Do this
Write out each line in which the string "matplotlib" is present.

Dataset content
+ + + + +

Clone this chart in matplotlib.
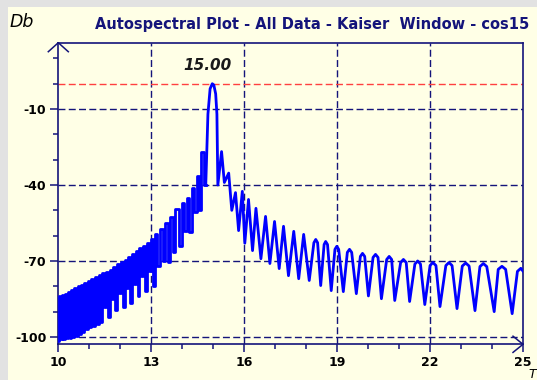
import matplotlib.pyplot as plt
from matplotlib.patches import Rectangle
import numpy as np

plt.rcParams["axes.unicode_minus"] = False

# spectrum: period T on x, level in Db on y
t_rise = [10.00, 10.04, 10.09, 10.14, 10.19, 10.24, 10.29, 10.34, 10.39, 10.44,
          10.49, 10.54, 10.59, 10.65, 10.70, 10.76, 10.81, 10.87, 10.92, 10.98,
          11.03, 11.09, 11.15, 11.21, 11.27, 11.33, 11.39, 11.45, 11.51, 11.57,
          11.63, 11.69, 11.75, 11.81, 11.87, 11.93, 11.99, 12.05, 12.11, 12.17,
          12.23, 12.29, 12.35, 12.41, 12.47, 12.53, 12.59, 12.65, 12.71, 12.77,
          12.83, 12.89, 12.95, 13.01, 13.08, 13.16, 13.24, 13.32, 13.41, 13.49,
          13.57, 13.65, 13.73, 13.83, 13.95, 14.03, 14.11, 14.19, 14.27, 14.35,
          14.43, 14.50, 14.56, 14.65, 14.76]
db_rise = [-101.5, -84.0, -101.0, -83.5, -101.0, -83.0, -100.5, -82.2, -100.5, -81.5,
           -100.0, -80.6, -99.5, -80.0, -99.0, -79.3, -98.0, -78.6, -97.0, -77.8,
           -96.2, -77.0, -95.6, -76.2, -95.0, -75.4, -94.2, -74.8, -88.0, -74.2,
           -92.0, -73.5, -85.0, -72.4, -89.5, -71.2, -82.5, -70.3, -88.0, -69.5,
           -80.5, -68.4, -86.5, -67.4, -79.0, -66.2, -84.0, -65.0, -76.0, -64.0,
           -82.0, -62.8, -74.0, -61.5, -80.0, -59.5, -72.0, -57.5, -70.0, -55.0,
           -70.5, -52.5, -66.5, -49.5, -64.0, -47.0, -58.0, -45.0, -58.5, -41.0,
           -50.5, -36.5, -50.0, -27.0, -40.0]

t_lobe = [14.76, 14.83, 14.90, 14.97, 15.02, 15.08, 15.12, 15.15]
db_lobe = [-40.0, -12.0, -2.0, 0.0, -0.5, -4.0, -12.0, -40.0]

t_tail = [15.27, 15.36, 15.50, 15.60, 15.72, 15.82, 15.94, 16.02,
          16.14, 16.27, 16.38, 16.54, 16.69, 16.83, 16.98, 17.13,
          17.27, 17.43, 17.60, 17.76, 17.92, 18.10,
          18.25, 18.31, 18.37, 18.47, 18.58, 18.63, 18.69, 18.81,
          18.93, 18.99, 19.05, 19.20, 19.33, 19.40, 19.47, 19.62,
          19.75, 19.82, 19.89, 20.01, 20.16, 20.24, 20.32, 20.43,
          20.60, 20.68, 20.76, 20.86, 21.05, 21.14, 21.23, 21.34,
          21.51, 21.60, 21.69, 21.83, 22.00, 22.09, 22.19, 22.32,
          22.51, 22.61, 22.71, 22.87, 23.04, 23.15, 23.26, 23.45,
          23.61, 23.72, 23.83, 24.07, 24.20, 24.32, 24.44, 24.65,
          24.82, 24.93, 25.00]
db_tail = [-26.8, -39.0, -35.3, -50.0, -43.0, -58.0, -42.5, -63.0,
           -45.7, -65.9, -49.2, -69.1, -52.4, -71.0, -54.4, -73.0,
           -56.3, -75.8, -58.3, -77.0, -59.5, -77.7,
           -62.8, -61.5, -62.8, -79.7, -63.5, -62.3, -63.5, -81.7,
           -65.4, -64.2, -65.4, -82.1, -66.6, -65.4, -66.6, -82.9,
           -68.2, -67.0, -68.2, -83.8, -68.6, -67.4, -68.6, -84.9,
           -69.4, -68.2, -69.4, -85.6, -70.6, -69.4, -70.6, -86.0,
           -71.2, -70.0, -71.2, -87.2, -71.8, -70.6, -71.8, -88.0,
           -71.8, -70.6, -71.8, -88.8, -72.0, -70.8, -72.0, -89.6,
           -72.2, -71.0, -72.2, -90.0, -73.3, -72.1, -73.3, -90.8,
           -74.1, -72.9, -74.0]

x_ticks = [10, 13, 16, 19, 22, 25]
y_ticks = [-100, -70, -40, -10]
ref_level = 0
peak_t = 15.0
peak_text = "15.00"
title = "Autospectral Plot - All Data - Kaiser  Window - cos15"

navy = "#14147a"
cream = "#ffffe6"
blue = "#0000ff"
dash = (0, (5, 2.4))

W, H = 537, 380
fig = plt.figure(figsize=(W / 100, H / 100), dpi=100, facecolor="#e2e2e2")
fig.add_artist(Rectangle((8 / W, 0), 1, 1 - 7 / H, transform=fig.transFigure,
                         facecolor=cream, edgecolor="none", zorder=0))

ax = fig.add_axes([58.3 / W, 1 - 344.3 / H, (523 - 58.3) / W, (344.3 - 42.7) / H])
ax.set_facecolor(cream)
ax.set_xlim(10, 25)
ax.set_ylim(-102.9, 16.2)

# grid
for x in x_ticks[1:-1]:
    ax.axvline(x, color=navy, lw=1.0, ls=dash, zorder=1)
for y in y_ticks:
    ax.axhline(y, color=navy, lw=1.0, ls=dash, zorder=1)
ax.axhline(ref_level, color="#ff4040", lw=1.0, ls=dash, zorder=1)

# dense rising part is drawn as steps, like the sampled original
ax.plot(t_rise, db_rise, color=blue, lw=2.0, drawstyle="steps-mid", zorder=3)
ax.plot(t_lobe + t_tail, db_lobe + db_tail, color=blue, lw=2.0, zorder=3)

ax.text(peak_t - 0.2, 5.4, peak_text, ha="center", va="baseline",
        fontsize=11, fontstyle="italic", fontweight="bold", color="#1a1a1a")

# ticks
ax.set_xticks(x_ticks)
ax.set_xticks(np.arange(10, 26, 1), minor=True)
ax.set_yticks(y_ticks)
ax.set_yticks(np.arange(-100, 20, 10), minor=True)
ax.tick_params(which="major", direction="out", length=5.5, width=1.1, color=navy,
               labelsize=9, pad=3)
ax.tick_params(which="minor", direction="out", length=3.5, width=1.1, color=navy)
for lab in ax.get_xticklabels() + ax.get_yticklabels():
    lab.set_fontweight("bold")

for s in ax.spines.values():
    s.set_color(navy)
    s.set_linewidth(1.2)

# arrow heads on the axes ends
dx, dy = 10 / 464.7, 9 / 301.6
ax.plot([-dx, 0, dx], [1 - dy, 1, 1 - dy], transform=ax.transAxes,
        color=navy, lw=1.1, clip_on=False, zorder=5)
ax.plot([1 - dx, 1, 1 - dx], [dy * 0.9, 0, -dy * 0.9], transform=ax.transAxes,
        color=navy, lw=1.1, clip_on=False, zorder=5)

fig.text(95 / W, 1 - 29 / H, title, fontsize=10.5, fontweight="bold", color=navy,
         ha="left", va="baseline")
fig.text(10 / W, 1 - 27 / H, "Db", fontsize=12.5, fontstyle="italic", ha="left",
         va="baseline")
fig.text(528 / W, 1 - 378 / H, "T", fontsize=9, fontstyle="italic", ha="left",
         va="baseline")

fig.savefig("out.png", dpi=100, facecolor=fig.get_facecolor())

+ + + + +

Written answer
Clone this chart in matplotlib.
import matplotlib.pyplot as plt
from matplotlib.patches import Rectangle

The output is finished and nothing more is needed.